Data lines
_ _ _ _

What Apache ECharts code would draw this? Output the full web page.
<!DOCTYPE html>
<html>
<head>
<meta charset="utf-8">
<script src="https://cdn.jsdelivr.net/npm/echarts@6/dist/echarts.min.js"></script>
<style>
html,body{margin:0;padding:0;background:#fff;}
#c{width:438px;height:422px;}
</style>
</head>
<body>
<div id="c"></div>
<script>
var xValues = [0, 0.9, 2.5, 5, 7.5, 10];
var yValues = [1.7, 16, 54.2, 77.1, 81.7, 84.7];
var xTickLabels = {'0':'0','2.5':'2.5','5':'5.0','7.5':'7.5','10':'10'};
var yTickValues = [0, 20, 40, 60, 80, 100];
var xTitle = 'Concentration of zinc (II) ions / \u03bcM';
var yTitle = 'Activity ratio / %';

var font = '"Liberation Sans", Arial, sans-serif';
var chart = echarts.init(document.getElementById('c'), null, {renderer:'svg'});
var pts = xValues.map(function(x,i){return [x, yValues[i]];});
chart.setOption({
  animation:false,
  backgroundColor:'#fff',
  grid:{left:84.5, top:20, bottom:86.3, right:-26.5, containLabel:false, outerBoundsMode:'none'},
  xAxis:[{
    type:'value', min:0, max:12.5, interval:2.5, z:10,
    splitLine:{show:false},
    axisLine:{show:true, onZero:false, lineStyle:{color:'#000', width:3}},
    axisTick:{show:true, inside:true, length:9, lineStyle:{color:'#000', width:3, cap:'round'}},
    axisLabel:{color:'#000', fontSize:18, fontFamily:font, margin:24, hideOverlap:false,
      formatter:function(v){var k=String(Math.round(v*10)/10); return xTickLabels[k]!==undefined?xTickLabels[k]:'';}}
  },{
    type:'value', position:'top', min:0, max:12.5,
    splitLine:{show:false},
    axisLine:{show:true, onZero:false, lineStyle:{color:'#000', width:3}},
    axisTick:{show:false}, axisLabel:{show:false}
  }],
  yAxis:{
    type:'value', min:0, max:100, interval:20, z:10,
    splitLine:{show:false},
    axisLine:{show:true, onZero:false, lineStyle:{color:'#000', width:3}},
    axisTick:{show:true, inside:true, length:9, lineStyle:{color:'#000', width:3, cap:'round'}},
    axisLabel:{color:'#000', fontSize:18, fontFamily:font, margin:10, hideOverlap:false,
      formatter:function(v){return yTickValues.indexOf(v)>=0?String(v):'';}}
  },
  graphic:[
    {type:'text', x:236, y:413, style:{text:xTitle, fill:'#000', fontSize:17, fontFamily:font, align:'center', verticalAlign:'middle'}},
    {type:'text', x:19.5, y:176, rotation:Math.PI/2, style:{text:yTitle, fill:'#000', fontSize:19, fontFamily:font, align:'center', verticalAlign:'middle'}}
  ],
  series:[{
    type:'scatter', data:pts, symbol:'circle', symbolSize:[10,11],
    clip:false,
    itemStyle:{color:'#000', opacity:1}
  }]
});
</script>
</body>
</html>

_ _ _ _

Exercise details
Return all of the data exactly as it reads.

In response
What Apache ECharts code would draw this? Output the full web page.
<!DOCTYPE html>
<html>
<head>
<meta charset="utf-8">
<script src="https://cdn.jsdelivr.net/npm/echarts@6/dist/echarts.min.js"></script>
<style>
html,body{margin:0;padding:0;background:#fff;}
#c{width:438px;height:422px;}
</style>
</head>
<body>
<div id="c"></div>
<script>
var xValues = [0, 0.9, 2.5, 5, 7.5, 10];
var yValues = [1.7, 16, 54.2, 77.1, 81.7, 84.7];
var xTickLabels = {'0':'0','2.5':'2.5','5':'5.0','7.5':'7.5','10':'10'};
var yTickValues = [0, 20, 40, 60, 80, 100];
var xTitle = 'Concentration of zinc (II) ions / \u03bcM';
var yTitle = 'Activity ratio / %';

var font = '"Liberation Sans", Arial, sans-serif';
var chart = echarts.init(document.getElementById('c'), null, {renderer:'svg'});
var pts = xValues.map(function(x,i){return [x, yValues[i]];});
chart.setOption({
  animation:false,
  backgroundColor:'#fff',
  grid:{left:84.5, top:20, bottom:86.3, right:-26.5, containLabel:false, outerBoundsMode:'none'},
  xAxis:[{
    type:'value', min:0, max:12.5, interval:2.5, z:10,
    splitLine:{show:false},
    axisLine:{show:true, onZero:false, lineStyle:{color:'#000', width:3}},
    axisTick:{show:true, inside:true, length:9, lineStyle:{color:'#000', width:3, cap:'round'}},
    axisLabel:{color:'#000', fontSize:18, fontFamily:font, margin:24, hideOverlap:false,
      formatter:function(v){var k=String(Math.round(v*10)/10); return xTickLabels[k]!==undefined?xTickLabels[k]:'';}}
  },{
    type:'value', position:'top', min:0, max:12.5,
    splitLine:{show:false},
    axisLine:{show:true, onZero:false, lineStyle:{color:'#000', width:3}},
    axisTick:{show:false}, axisLabel:{show:false}
  }],
  yAxis:{
    type:'value', min:0, max:100, interval:20, z:10,
    splitLine:{show:false},
    axisLine:{show:true, onZero:false, lineStyle:{color:'#000', width:3}},
    axisTick:{show:true, inside:true, length:9, lineStyle:{color:'#000', width:3, cap:'round'}},
    axisLabel:{color:'#000', fontSize:18, fontFamily:font, margin:10, hideOverlap:false,
      formatter:function(v){return yTickValues.indexOf(v)>=0?String(v):'';}}
  },
  graphic:[
    {type:'text', x:236, y:413, style:{text:xTitle, fill:'#000', fontSize:17, fontFamily:font, align:'center', verticalAlign:'middle'}},
    {type:'text', x:19.5, y:176, rotation:Math.PI/2, style:{text:yTitle, fill:'#000', fontSize:19, fontFamily:font, align:'center', verticalAlign:'middle'}}
  ],
  series:[{
    type:'scatter', data:pts, symbol:'circle', symbolSize:[10,11],
    clip:false,
    itemStyle:{color:'#000', opacity:1}
  }]
});
</script>
</body>
</html>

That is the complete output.